In the 2021 Pacific Resilience Meeting, Maxine Anijaga, the coordinator at Papua New Guinea Center for Locally Managed Areas, spoke about “women and traditional governance in marine resource management in PNG without the use of the word gender.” In the areas Anijaga’s organization has been working to restore, things are primarily governed by the male chiefs. In many of these communities, women have not been given the opportunity to assume a leadership role. The organization is working to empower the women of these communities to assist and lead in their restoration projects. The organization began working with gender equality in traditional societies when restoring the most diverse mangrove forests of PNG.

Anijaga said that when they tried to introduce concepts like gender equality or gender equity to these communities, the male chiefs did not positively receive the information and wouldn’t allow the women to become decision makers. As a result, Anijagas organization looked for different ways to empower the women of the village to lead conservation projects. 

They heard of a success story in just a singular village in central PNG where a woman was given the opportunity to assume a decision making role. They decided to perform a case study and document how this was achieved. They found that, without framing gender equality in a western context, the women were able to assume leadership by organizing themselves, talking with the wives of the chiefs about their intentions, and having the wives talk to the chiefs themselves.
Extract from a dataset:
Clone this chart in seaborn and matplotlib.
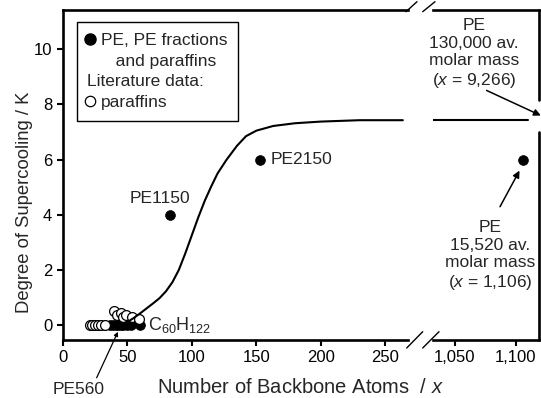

Through this process, the women achieved some leadership. 

The organization then took what they learned from this case study to three other communities in pursuit of creating the same positive change. By adapting and replicating what they learned from their case study, they were able to give women a leadership role in these communities. Anijgaga says that now, “women sit with men and make conservation decisions, then take leadership in implementation with the support of men.” Anijaga says that they watched the men, for the first time in years, happily babysit the children while the women lead the conservation projects. 

“Even after the project ended, women are still taking the lead and men are supporting them” Anijaga said.